Instant Pay and mobile money reducing the unbanked

The Chief Executive of the Ghana Interbank Payment and Settlement Systems (GhIPSS), Archie Hesse has encouraged the public to ask for instant pay services from their banks and also patronise mobile money services.

He said these two payment systems hold the key to financial inclusion in the country.

He explained that because the two payment systems are closer to cash and are even safer, they can easily become the catalyst to reduce the huge unbanked population, by including more people in the financial sector.

The Government has made financial inclusion a major goal for the year and has tasked stakeholders including financial institutions, GhIPSS and telcos to work together to ensure that more people get into the banking system.

Ghana has a high unbanked population of more than 60 percent, which is one of the reasons being cited for high interest rates, since most of the money that banks could access and on-lend are rather in people’s homes, shops and offices.

Speaking in an interview in Accra, Mr. Hesse explained that the reason why Ghana still has a large unbanked population is because many people prefer cash in hand which can be used and received instantly as payment.

He said any payment system which has those qualities of cash but more secured, would therefore be the best tools to use to draw more people into the banking sector.

Mr.

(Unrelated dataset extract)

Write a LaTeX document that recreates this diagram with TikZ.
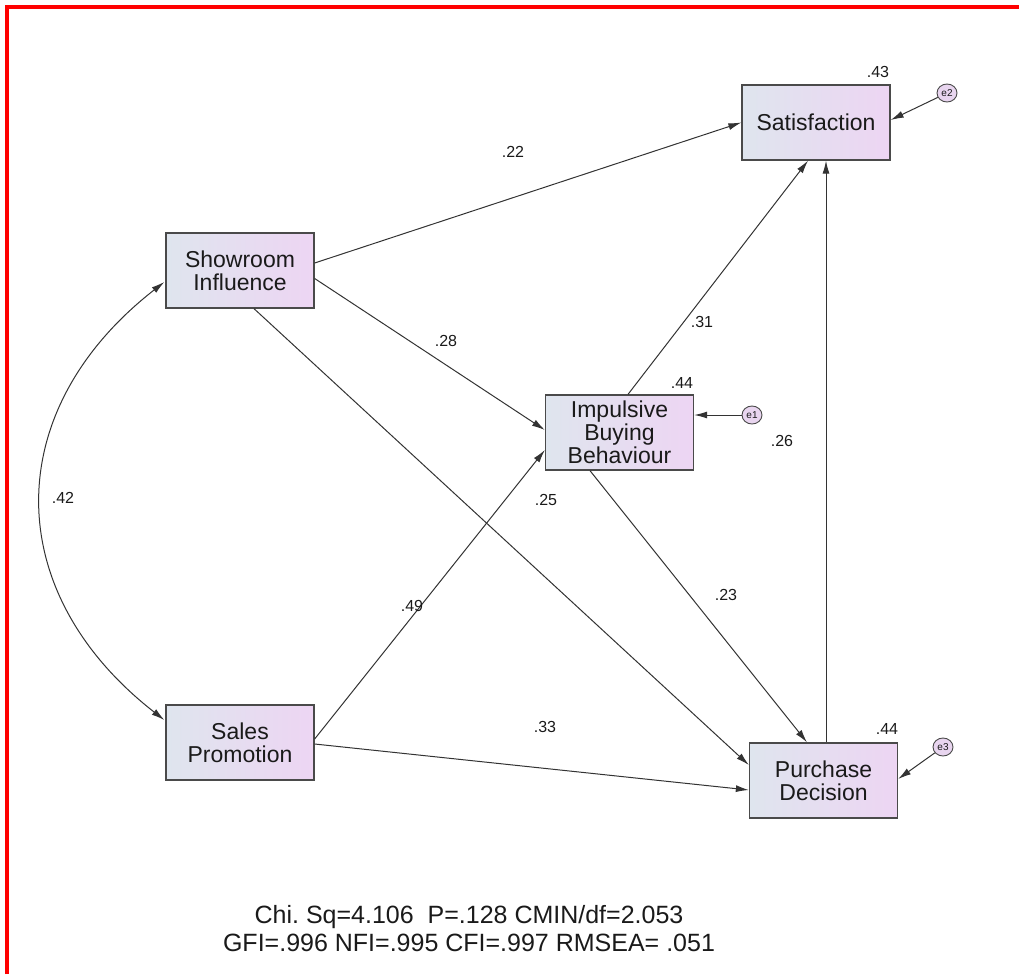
\documentclass[tikz,border=0pt]{standalone}
\usepackage{fontspec}
\setmainfont{Liberation Sans}
\usetikzlibrary{arrows.meta,calc,shapes.geometric}
\definecolor{boxL}{HTML}{DFE5EE}
\definecolor{boxR}{HTML}{EDD5F3}
\definecolor{edgec}{HTML}{333333}
\definecolor{boxline}{HTML}{4A4A4A}
\definecolor{errfill}{HTML}{E8D5EF}
\definecolor{txt}{HTML}{1A1A1A}
\frenchspacing
\begin{document}
\begin{tikzpicture}[x=1pt,y=-1pt,
  varbox/.style={draw=boxline, line width=1.3pt, minimum width=148pt, minimum height=75pt,
    inner sep=0pt, align=center, font=\fontsize{23}{23}\selectfont, text=txt,
    left color=boxL, right color=boxR},
  errnode/.style={ellipse, draw=boxline, line width=0.9pt, fill=errfill, minimum width=20pt,
    minimum height=18pt, inner sep=0pt, font=\fontsize{10}{10}\selectfont, text=txt},
  path/.style={draw=edgec, line width=1pt, -{Latex[length=13pt,width=7pt]}},
  lbl/.style={font=\fontsize{16}{16}\selectfont, text=txt, inner sep=0pt},
]
\useasboundingbox (0,0) rectangle (1019,974);
\draw[red, line width=4pt] (7,974) -- (7,7) -- (1019,7);

% variables
\node[varbox] (sat) at (816,122.5) {Satisfaction};
\node[varbox] (ibb) at (619.5,432.5) {Impulsive\\Buying\\Behaviour};
\node[varbox] (pd)  at (823.5,780.5) {Purchase\\Decision};
\node[varbox] (si)  at (240,270.5) {Showroom\\Influence};
\node[varbox] (sp)  at (240,742.5) {Sales\\Promotion};

% error terms
\node[errnode] (e1) at (752,415) {e1};
\node[errnode] (e2) at (947,93) {e2};
\node[errnode] (e3) at (943,747) {e3};

% paths
\draw[path] ($(si.east)+(0,-7.5)$) -- (sat.west);
\draw[path] ($(si.east)+(0,8)$) -- ($(ibb.west)+(0,-2.5)$);
\draw[path] ($(si.south)+(14,0)$) -- ($(pd.west)+(0,-15.5)$);
\draw[path] ($(sp.east)+(0,-3.5)$) -- ($(ibb.west)+(0,17.5)$);
\draw[path] ($(sp.east)+(0,1.5)$) -- ($(pd.west)+(0,9.5)$);
\draw[path] ($(ibb.north)+(8.5,0)$) -- ($(sat.south)+(-8,0)$);
\draw[path] ($(ibb.south)+(-29.5,0)$) -- ($(pd.north)+(-16.5,0)$);
\draw[path] ($(pd.north)+(2.5,0)$) -- ($(sat.south)+(10,0)$);

% covariance
\coordinate (c1) at ($(si.west)+(-1,11.5)$);
\coordinate (c2) at ($(sp.west)+(-1,-22.5)$);
\draw[draw=edgec, line width=1pt, {Latex[length=13pt,width=7pt]}-{Latex[length=13pt,width=7pt]}]
  (c1) .. controls (0,410) and (0,592) .. (c2);

% error arrows
\draw[path] (e2) -- ($(sat.east)+(0,-2.5)$);
\draw[path] (e1) -- ($(ibb.east)+(0,-17.5)$);
\draw[path] (e3) -- ($(pd.east)+(0,-1.5)$);

% labels
\node[lbl] (l22) at (513,152) {.22};
\node[lbl] (l28) at (446,341) {.28};
\node[lbl] (l25) at (546,500) {.25};
\node[lbl] (l49) at (412,606) {.49};
\node[lbl] (l33) at (545,727) {.33};
\node[lbl] (l31) at (702,322) {.31};
\node[lbl] (l23) at (726,595) {.23};
\node[lbl] (l26) at (782,441) {.26};
\node[lbl] (l42) at (63,498) {.42};
\node[lbl] (r43) at (878,72) {.43};
\node[lbl] (r44a) at (682,383) {.44};
\node[lbl] (r44b) at (887,729) {.44};

% fit statistics
\node[align=center, font=\fontsize{25}{28}\selectfont, text=txt, inner sep=0pt] (fit) at (469,929)
  {Chi. Sq=4.106\ \ P=.128 CMIN/df=2.053\\GFI=.996 NFI=.995 CFI=.997 RMSEA= .051};
\end{tikzpicture}
\end{document}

Hesse mentioned the Instant Pay, which allows people to transfer cash from one account to another of a different bank instantly as one of the best options available today to increase the banked population. He explained that the Instant Pay system can also be engineered for various forms of payments including online and mobile payments.

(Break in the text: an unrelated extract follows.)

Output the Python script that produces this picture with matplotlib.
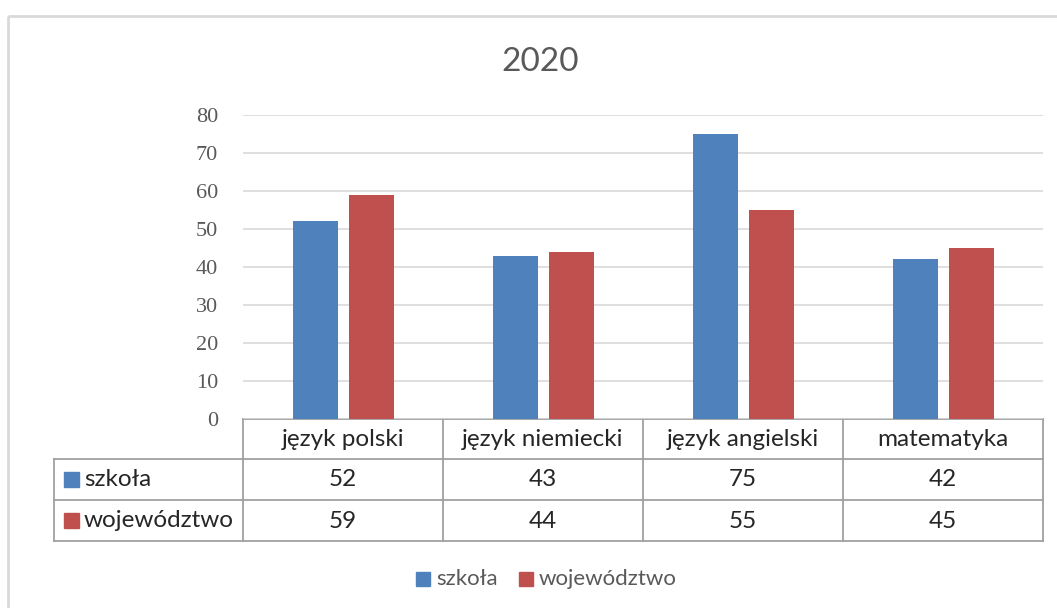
import matplotlib.pyplot as plt
from matplotlib.patches import Rectangle

categories = ['język polski', 'język niemiecki', 'język angielski', 'matematyka']
series_names = ['szkoła', 'województwo']
szkola = [52, 43, 75, 42]
wojewodztwo = [59, 44, 55, 45]
yticks = [0, 10, 20, 30, 40, 50, 60, 70, 80]
title = '2020'

colors = ['#4f81bd', '#c0504d']
W, H = 1057, 608

fig = plt.figure(figsize=(W / 100, H / 100), dpi=100)

# overlay in pixel coordinates for frame, table and legend
ov = fig.add_axes([0, 0, 1, 1])
ov.set_xlim(0, W)
ov.set_ylim(H, 0)
ov.axis('off')

# plot area: x 243..1043, y 115 (80) .. 419 (0)
ax = fig.add_axes([243 / W, (H - 419) / H, 800 / W, 304 / H])
ax.set_xlim(-0.5, len(categories) - 0.5)
ax.set_ylim(0, 80)
ax.set_yticks(yticks)
ax.tick_params(axis='y', length=0, pad=18, labelsize=16, labelcolor='#595959')
for lab in ax.get_yticklabels():
    lab.set_family('Liberation Serif')
ax.set_xticks([])
for s in ax.spines.values():
    s.set_visible(False)
ax.grid(axis='y', color='#d9d9d9', lw=1.2)
ax.set_axisbelow(True)
ax.patch.set_alpha(0)

x = list(range(len(categories)))
bw = 0.225
ax.bar([i - 0.14 for i in x], szkola, width=bw, color=colors[0], zorder=3)
ax.bar([i + 0.14 for i in x], wojewodztwo, width=bw, color=colors[1], zorder=3)

# chart frame
ov.add_patch(Rectangle((8, 16), 1200, 800, fill=False, ec='#d9d9d9', lw=2))

ov.text(540, 62, title, ha='center', va='center', fontsize=24,
        color='#595959', family='Lato')

# data table
lc = '#a0a0a0'
tlw = 1.3
col_x = [243, 443, 643, 843, 1043]
row_y = [419, 459, 500, 541]
ov.plot([243, 1043], [419, 419], color=lc, lw=tlw)
for y in row_y[1:]:
    ov.plot([54, 1043], [y, y], color=lc, lw=tlw)
for xc in col_x:
    ov.plot([xc, xc], [419, 541], color=lc, lw=tlw)
ov.plot([54, 54], [459, 541], color=lc, lw=tlw)

tfont = dict(fontsize=17.5, color='#262626', family='Lato', ha='center', va='center')
for i, c in enumerate(categories):
    cx = (col_x[i] + col_x[i + 1]) / 2
    ov.text(cx, 439, c, **tfont)
    ov.text(cx, 480, str(szkola[i]), **tfont)
    ov.text(cx, 521, str(wojewodztwo[i]), **tfont)

for k, name in enumerate(series_names):
    cy = (row_y[k + 1] + row_y[k + 2]) / 2
    ov.add_patch(Rectangle((64, cy - 7.5), 15, 15, color=colors[k]))
    ov.text(84, cy, name, fontsize=17.5, color='#262626', family='Lato',
            ha='left', va='center')

# legend below
lx = [416, 519]
for k, name in enumerate(series_names):
    ov.add_patch(Rectangle((lx[k], 572), 14, 14, color=colors[k]))
    ov.text(lx[k] + 20, 579, name, fontsize=16, color='#595959', family='Lato',
            ha='left', va='center')

fig.savefig('out.png', dpi=100)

“Instant Pay is like cash because the moment you send the money, the receiver gets it and can use it immediately”, he stressed.

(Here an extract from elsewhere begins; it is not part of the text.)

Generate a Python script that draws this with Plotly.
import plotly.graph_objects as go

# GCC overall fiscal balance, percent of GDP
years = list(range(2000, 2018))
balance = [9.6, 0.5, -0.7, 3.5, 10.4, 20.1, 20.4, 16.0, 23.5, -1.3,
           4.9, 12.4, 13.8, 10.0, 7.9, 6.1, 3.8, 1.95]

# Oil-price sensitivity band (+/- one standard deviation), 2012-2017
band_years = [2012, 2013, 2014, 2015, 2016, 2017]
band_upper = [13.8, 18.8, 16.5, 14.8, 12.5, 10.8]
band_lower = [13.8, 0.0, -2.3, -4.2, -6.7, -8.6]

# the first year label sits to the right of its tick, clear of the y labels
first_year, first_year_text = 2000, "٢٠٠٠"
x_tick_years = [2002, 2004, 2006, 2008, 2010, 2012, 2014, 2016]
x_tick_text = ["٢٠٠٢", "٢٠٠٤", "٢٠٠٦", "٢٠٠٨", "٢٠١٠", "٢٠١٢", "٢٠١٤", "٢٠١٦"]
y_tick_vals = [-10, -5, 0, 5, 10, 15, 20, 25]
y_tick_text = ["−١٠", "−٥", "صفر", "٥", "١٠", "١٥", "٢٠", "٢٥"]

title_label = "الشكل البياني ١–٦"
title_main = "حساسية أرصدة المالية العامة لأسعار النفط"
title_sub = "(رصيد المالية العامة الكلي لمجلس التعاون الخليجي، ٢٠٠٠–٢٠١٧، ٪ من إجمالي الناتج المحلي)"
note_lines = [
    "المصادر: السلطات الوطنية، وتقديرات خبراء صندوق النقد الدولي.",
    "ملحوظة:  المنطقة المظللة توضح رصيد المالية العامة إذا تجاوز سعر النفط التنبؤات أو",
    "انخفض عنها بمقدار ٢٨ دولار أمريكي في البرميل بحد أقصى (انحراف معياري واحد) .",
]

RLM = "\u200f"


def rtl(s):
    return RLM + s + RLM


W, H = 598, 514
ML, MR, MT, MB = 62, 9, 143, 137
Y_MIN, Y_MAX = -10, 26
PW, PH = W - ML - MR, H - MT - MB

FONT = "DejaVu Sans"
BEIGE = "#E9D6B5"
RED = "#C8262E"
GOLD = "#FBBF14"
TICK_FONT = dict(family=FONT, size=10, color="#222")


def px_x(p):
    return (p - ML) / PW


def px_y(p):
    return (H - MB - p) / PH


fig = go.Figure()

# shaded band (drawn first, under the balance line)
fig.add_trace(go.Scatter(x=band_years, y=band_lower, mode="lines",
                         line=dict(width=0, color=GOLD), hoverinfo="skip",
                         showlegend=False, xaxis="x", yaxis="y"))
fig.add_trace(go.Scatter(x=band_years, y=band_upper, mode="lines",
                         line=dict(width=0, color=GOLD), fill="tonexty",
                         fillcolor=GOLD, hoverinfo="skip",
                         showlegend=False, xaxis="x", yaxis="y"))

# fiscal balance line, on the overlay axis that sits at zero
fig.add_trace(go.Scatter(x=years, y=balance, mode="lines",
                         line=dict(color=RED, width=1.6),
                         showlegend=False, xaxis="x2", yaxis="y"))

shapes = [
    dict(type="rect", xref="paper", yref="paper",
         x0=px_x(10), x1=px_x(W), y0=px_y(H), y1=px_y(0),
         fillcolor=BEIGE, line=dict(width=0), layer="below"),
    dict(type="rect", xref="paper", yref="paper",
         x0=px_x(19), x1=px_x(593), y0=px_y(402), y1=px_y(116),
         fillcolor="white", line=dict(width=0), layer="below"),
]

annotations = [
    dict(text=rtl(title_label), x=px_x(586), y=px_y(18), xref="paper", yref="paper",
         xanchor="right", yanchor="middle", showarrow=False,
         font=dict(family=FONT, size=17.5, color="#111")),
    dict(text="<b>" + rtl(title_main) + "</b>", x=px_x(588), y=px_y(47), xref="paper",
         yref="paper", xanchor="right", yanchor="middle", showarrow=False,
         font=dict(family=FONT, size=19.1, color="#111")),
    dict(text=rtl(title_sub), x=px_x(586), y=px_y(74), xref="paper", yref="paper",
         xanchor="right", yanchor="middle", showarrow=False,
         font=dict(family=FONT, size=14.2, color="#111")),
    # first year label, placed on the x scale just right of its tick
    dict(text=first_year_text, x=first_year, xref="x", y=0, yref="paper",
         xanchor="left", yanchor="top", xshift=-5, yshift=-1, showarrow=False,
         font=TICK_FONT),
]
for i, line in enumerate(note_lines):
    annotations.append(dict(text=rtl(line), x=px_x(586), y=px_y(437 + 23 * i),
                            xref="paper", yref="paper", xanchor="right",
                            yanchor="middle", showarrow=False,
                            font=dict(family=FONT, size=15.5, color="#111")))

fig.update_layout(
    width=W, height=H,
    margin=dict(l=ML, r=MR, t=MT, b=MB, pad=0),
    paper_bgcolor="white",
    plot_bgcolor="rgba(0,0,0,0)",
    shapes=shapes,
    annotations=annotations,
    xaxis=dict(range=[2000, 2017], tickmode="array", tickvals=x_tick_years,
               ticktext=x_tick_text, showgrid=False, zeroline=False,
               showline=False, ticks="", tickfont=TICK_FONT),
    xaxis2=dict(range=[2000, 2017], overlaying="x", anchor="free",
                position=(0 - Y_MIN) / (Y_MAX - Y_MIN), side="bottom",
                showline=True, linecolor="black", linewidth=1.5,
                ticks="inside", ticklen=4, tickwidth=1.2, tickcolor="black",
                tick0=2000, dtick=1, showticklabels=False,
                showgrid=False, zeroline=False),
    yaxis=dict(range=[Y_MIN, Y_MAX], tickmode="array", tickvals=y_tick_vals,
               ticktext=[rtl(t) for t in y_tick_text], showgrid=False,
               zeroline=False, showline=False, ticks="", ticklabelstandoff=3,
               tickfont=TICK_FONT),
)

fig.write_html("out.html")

Instant pay can be done on a mobile phone or a computer.

Mr. Hesse also mentioned mobile money as the other payment system which is near cash, as the other option that can drive financial inclusion.

He explained that while it was very easy to access mobile money, every bit of money kept on a mobile money wallet rests with the banks.

This implies that the more people use mobile money, the more money is kept with the banks leading to a deepened financial inclusion.

GhIPSS is currently in talks with telcos to bring about interoperability among the mobile money providers, so that customers can send money across networks.

Mr. Hesse explained that once the interoperability is completed, a lot more mobile money transactions would be expected to occur.

The GhIPSS Boss emphasised that electronic payment was the way to go and urged the public to patronise them to enjoy the security and convenience that come with them as well as increase money available to banks.

“Too many of us are holding on to cash and losing them to floods, fires, armed robbers and thieves in general or we even lose our purse and wallets” he stated.

He therefore advised the public to embrace instant pay, mobile money and other electronic forms of payments which are more efficient, secured and beneficial to the economy.